Ikan bakar nila di Pagerwojo Sidoarjo waktu itu memang lezat. Ukurannya besar. Badannya dibelah jadi dua. Sebelum di bekukan, ikan itu sudah dimarinasi. Makanya, bumbunya bisa sangat meresap.
Belum lagi ketika dibakar, lalu diberi bumbu lagi. Ada kecap-kecapnya, sehingga rasanya tambah enak, ada smook-smooknya.
Saya pesan dua porsi dengan paman, adik ke-3 dari ibu. Saat nila bakar itu datang, ibu-ibu dua orang di samping kami spontan langsung melihat.
Agak kurang enak dilihat seperti itu, tapi saya sadar, saya sedang di tempat umum. Otomatis harus rela dilihat orang.
Sepintas saya melihat lagi ibu-ibu itu. Saya berasumsi, mereka spontan melihat kami karena mungkin heran, kok banyak banget pesanannya.
Sedangkan mereka hanya pesan satu ikan bakar dengan dua nasi. Tapi sudahlah, tidak jadi soal. Tidak juga memengaruhi rasa ikan bakarnya.
Harganya tidak terlalu mahal, 95 ribu untuk dua nila bakar, dua nasi, dan dua jeruk anget. Sebanding dengan ukuran dan rasanya. Yang tidak sebanding adalah tempatnya.
Dengan harga segitu, menurut saya tidak cocok kalau lokasinya di pedesaan. Minimal di pinggir jalan umum yang ramai. Bisa jadi, dengan begitu, mereka dapat pelanggan lebih banyak, terutama orang-orang bermobil.
Saya duduk ada satu jam lebih sambil ngobrol. Selama itu, hanya ada kami berempat. Dua ibu-ibu tadi pun tidak lama angkat kaki.
Setelah itu tidak ada lagi orang membeli. Sayang sekali, padahal ikannya enak. Cocok dijual di rumah makan yang premium.
-----
Sambil menikmati ikan bakar, kami ngobrol banyak hal. Masalah kesehatan paman menjadi topik utamanya.

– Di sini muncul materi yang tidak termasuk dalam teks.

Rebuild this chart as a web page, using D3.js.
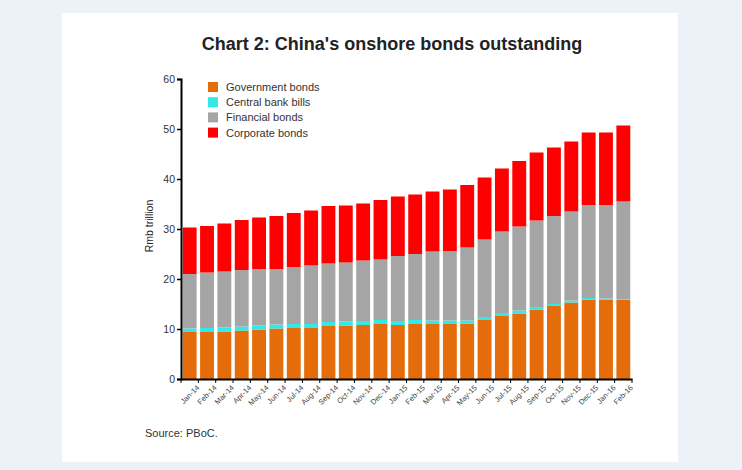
<!DOCTYPE html>
<html>
<head>
<meta charset="utf-8">
<script src="https://cdn.jsdelivr.net/npm/d3@7"></script>
<style>
  body { margin: 0; background: #edf1f8; }
  svg { display: block; font-family: "Liberation Sans", Arial, sans-serif; }
</style>
</head>
<body>
<div id="chart"></div>
<script>
// months on the x axis
var months = ["Jan-14","Feb-14","Mar-14","Apr-14","May-14","Jun-14","Jul-14","Aug-14","Sep-14","Oct-14","Nov-14","Dec-14",
              "Jan-15","Feb-15","Mar-15","Apr-15","May-15","Jun-15","Jul-15","Aug-15","Sep-15","Oct-15","Nov-15","Dec-15",
              "Jan-16","Feb-16"]
// Rmb trillion
var government = [9.4,9.4,9.5,9.7,9.9,10.1,10.2,10.2,10.6,10.7,10.8,11.0,10.8,11.0,11.0,11.0,11.1,11.8,12.6,13.1,13.9,14.6,15.3,15.9,15.9,15.8]
var centralBank = [0.7,0.8,0.8,0.8,0.8,0.8,0.8,0.8,0.8,0.8,0.8,0.8,0.8,0.8,0.7,0.7,0.6,0.6,0.6,0.6,0.5,0.4,0.4,0.3,0.2,0.1]
var financial = [10.9,11.1,11.2,11.3,11.3,11.1,11.4,11.7,11.7,11.8,12.1,12.1,13.0,13.2,13.8,13.9,14.6,15.5,16.3,16.8,17.3,17.6,17.8,18.6,18.7,19.6]
var corporate = [9.3,9.3,9.6,10.0,10.3,10.6,10.8,11.0,11.5,11.4,11.4,11.9,11.9,11.9,12.0,12.3,12.5,12.4,12.6,13.1,13.6,13.7,14.0,14.5,14.5,15.2]
var seriesNames = ["Government bonds","Central bank bills","Financial bonds","Corporate bonds"]
var seriesColors = ["#e46c0a","#33e8e8","#a5a5a5","#ff0000"]
var yTicks = [0,10,20,30,40,50,60]

var table = months.map(function(m, i) {
  return {month: m, gov: government[i], cb: centralBank[i], fin: financial[i], corp: corporate[i]}
})
var keys = ["gov","cb","fin","corp"]

var svg = d3.select('#chart')
  .append('svg')
  .attr('width', 742)
  .attr('height', 470)

// white panel
svg.append('rect')
  .attr('x', 62).attr('y', 13)
  .attr('width', 616).attr('height', 449)
  .attr('fill', '#ffffff')

svg.append('text')
  .attr('x', 392).attr('y', 50)
  .attr('text-anchor', 'middle')
  .attr('font-size', 18)
  .attr('font-weight', 'bold')
  .attr('fill', '#222')
  .text("Chart 2: China's onshore bonds outstanding")

var x = d3.scaleBand()
  .domain(months)
  .range([181, 632])
  .paddingInner(0.2)
  .paddingOuter(0.1)

var y = d3.scaleLinear()
  .domain([0, 60])
  .range([379, 79])

var stack = d3.stack().keys(keys)(table)

svg.append('g')
  .selectAll('g')
  .data(stack)
  .join('g')
  .attr('fill', function(d, i) { return seriesColors[i] })
  .selectAll('rect')
  .data(function(d) { return d })
  .join('rect')
  .attr('x', function(d) { return x(d.data.month) })
  .attr('width', x.bandwidth())
  .attr('y', function(d) { return y(d[1]) })
  .attr('height', function(d) { return y(d[0]) - y(d[1]) })

// y axis
var yAxis = svg.append('g')
  .attr('transform', 'translate(181,0)')
  .call(d3.axisLeft(y).tickValues(yTicks).tickSize(4).tickPadding(2))
yAxis.select('.domain').attr('stroke', '#000').attr('stroke-width', 2)
yAxis.selectAll('.tick line').attr('stroke', '#000').attr('stroke-width', 1.5)
yAxis.selectAll('.tick text').attr('font-size', 10.5).attr('fill', '#333')
  .attr('font-family', '"Liberation Sans", Arial, sans-serif')

// x axis, ticks between categories
var xAxis = svg.append('g')
  .attr('transform', 'translate(0,379)')
  .call(d3.axisBottom(x).tickSize(0).tickPadding(5))
xAxis.select('.domain').attr('stroke', '#000').attr('stroke-width', 2)
xAxis.selectAll('.tick text')
  .attr('font-size', 7.5)
  .attr('fill', '#444')
  .attr('font-family', '"Liberation Sans", Arial, sans-serif')
  .attr('text-anchor', 'end')
  .attr('transform', 'translate(4,3) rotate(-45)')
  .attr('dy', '0.5em')
xAxis.selectAll('.sep')
  .data(d3.range(months.length + 1))
  .join('line')
  .attr('x1', function(i) { return 181 + i * 451 / months.length })
  .attr('x2', function(i) { return 181 + i * 451 / months.length })
  .attr('y1', 0).attr('y2', 4)
  .attr('stroke', '#000')

svg.append('text')
  .attr('transform', 'translate(153,226) rotate(-90)')
  .attr('text-anchor', 'middle')
  .attr('font-size', 10.5)
  .attr('fill', '#222')
  .text('Rmb trillion')

// legend
var legend = svg.append('g')
  .selectAll('g')
  .data(seriesNames)
  .join('g')
  .attr('transform', function(d, i) { return 'translate(208,' + (82 + i * 15.2) + ')' })
legend.append('rect')
  .attr('width', 10).attr('height', 10)
  .attr('fill', function(d, i) { return seriesColors[i] })
legend.append('text')
  .attr('x', 18).attr('y', 9)
  .attr('font-size', 11)
  .attr('fill', '#333')
  .text(function(d) { return d })

svg.append('text')
  .attr('x', 145).attr('y', 437)
  .attr('font-size', 11)
  .attr('fill', '#333')
  .text('Source: PBoC.')
</script>
</body>
</html>
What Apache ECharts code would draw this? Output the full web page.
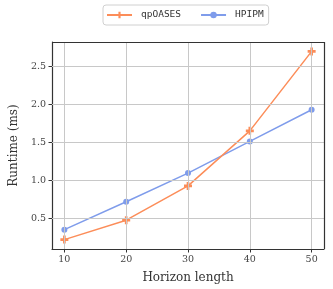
<!DOCTYPE html>
<html><head><meta charset="utf-8">
<script src="https://cdn.jsdelivr.net/npm/echarts@6/dist/echarts.min.js"></script>
<style>html,body{margin:0;padding:0;background:#fff}#c{width:333px;height:289px}</style>
</head><body><div id="c"></div>
<script>
const horizons = [10, 20, 30, 40, 50];
const qpOASES = [0.218, 0.474, 0.926, 1.652, 2.70];
const HPIPM = [0.349, 0.717, 1.095, 1.513, 1.93];
const yTicks = [0.5, 1.0, 1.5, 2.0, 2.5];
const xTicks = [10, 20, 30, 40, 50];

const serif = "'DejaVu Serif', serif";
const mono = "'DejaVu Sans Mono', monospace";
const plusPath = 'path://M-1,-3L1,-3L1,-1L3,-1L3,1L1,1L1,3L-1,3L-1,1L-3,1L-3,-1L-1,-1Z';

const chart = echarts.init(document.getElementById('c'), null, {renderer: 'canvas'});
chart.setOption({
  animation: false,
  legend: {
    top: 5, left: 103,
    padding: [5, 5, 5, 3],
    itemGap: 19,
    itemWidth: 25, itemHeight: 8,
    borderColor: '#d0d0d0', borderWidth: 1, borderRadius: 3,
    textStyle: {fontFamily: mono, fontSize: 9.5, color: '#333', padding: [0, 0, 0, 4]},
    data: ['qpOASES', 'HPIPM']
  },
  grid: {left: 42, right: 9, top: 42, bottom: 37, containLabel: false},
  xAxis: {
    type: 'value', min: 8, max: 52,
    name: 'Horizon length', nameLocation: 'middle', nameGap: 23,
    nameTextStyle: {fontFamily: serif, fontSize: 12, color: '#333'},
    axisLine: {show: true, onZero: false, lineStyle: {color: '#333', width: 1.2}},
    axisTick: {show: true, length: 3.5, customValues: xTicks, lineStyle: {color: '#333'}},
    axisLabel: {customValues: xTicks, fontFamily: serif, fontSize: 9.5, color: '#444', margin: 6},
    splitLine: {show: false}
  },
  yAxis: {
    type: 'value', min: 0.094, max: 2.824,
    name: 'Runtime (ms)', nameLocation: 'middle', nameGap: 24,
    nameTextStyle: {fontFamily: serif, fontSize: 12, color: '#333'},
    axisLine: {show: true, onZero: false, lineStyle: {color: '#333', width: 1.2}},
    axisTick: {show: true, length: 3.5, customValues: yTicks, lineStyle: {color: '#333'}},
    axisLabel: {customValues: yTicks, fontFamily: serif, fontSize: 9.5, color: '#444', margin: 6,
      formatter: v => v.toFixed(1)},
    splitLine: {show: false}
  },
  series: [
    {
      name: 'qpOASES', type: 'line', data: horizons.map((h, i) => [h, qpOASES[i]]),
      color: '#fc8d59', symbol: plusPath, symbolSize: 8, showAllSymbol: true,
      lineStyle: {width: 1.5}, z: 3
    },
    {
      name: 'HPIPM', type: 'line', data: horizons.map((h, i) => [h, HPIPM[i]]),
      color: '#7f9ceb', symbol: 'circle', symbolSize: 6, showAllSymbol: true,
      lineStyle: {width: 1.5}, z: 2
    },
    {
      name: 'grid', type: 'line', data: [], silent: true, z: 1,
      markLine: {
        silent: true, symbol: 'none', label: {show: false},
        lineStyle: {color: '#c8c8c8', width: 1, type: 'solid'},
        animation: false,
        data: yTicks.map(v => ({yAxis: v})).concat(xTicks.map(v => ({xAxis: v})))
      }
    },
    {
      name: 'frame', type: 'line', data: [], silent: true, z: 4,
      markLine: {
        silent: true, symbol: 'none', label: {show: false},
        lineStyle: {color: '#333', width: 1.2, type: 'solid'},
        animation: false,
        data: [{yAxis: 2.824}, {xAxis: 52}]
      }
    }
  ]
});
</script></body></html>
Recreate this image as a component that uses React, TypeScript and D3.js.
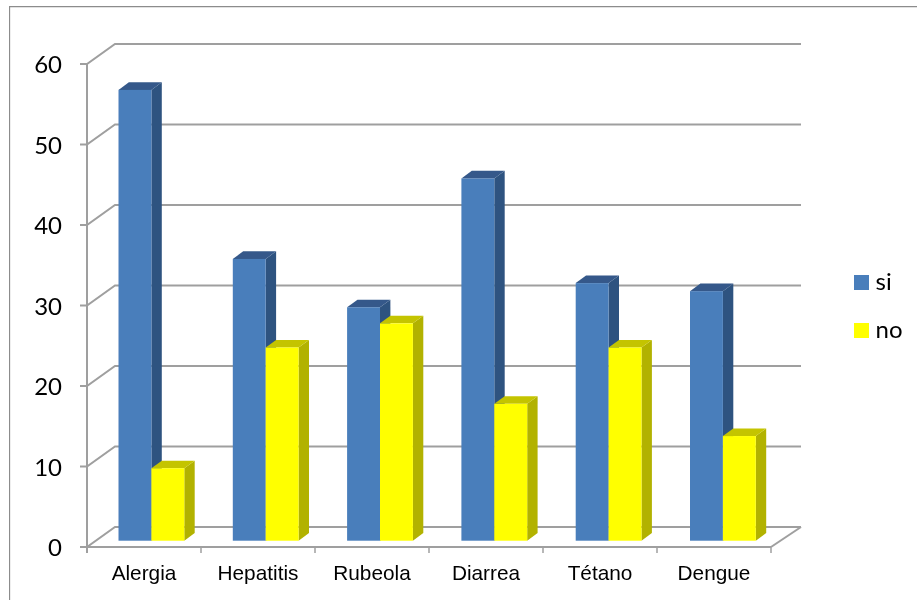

Ia kena struk ringan. Masih bisa gerak, tapi tetap tidak seperti biasanya. Ia bekerja di perusahaan yang cukup besar di Sidoarjo sejak lulus kuliah di UBAYA. Sudah 15 tahun lebih dia bekerja di sana.
Tubuh yang semula gagah, menjadi agak kurus dan mata terlihat sayu. Kaki tidak bisa normal digunakan untuk berjalan. Tangan juga demikian, tidak normal, karena ada gangguan di sarafnya.
Perusahaannya cukup baik, karena dengan kondisi seperti itu, dia masih diterima bekerja. Tapi waktu itu ada kabar yang kurang enak, katanya tidak lama lagi ia akan dirumahkan karena kesehatannya.
Saya tidak tahu pasti berapa umurnya. Kalau dikira-kira mungkin sekitar 50-an awal.
Saya mulai sadar, kesehatan menjadi penting, karena kita tidak tahu apa saja yang ditumpahkan Tuhan pada kita yang kesannya sangat mendadak.
Semua keluarga tidak ada yang mengira, karena paman satu ini termasuk orang yang suka olahraga. Setiap minggu, kalau tidak badminton ya tenis. Meski begitu, masalah kesehatan tidak luput dari tubuhnya.
Kabarnya, pemerintah bakal menghapus batas usia kerja, tapi tetap saja ambigu. Mereka tidak membatasi pada sektor industri di bidang apa. Apakah semua atau pada bidang-bidang tertentu saja.
Peraturan ini harus benar-benar dipahami oleh pemilik usaha, para pencari kerja, dan pelanggan.
Misalnya ada seorang pemilik toko kosmetik, kemudian dia merekrut ibu-ibu. Lalu ada pembeli yang heran, kenapa ibu-ibu bisa bekerja di toko kosmetik.
Menurutnya, toko kosmetik biasanya diisi oleh para peagawai muda yang cantik dan ganteng. Tapi karena tidak ada batas usia kerja, maka boleh saja ibu-ibu kerja di sana.
Dan fenomena seperti itu nantinya yang perlu dipahami. Apakah benar begitu atau hanya sekadar buaian semata saja, agar masyarakat senang sesaat dan gembira sesaat.
Buktinya, di mana-mana masyarakat masih sulit cari kerja. Job fair di mana-mana selalu dipenuhi para mereka yang belum dapat kerja.
Indikatornya cukup mudah, jika di setiap job fair masih dipenuhi ribuan bahkan jutaan masyarakat pencari kerja, maka pemerintah gagal dalam memenuhi kebutuhan masyarakatnya. Jika kebutuhan tidak tercukupi, imbasnya pada meningkatnya kejahatan, KDRT, pencurian, dan sebagainya.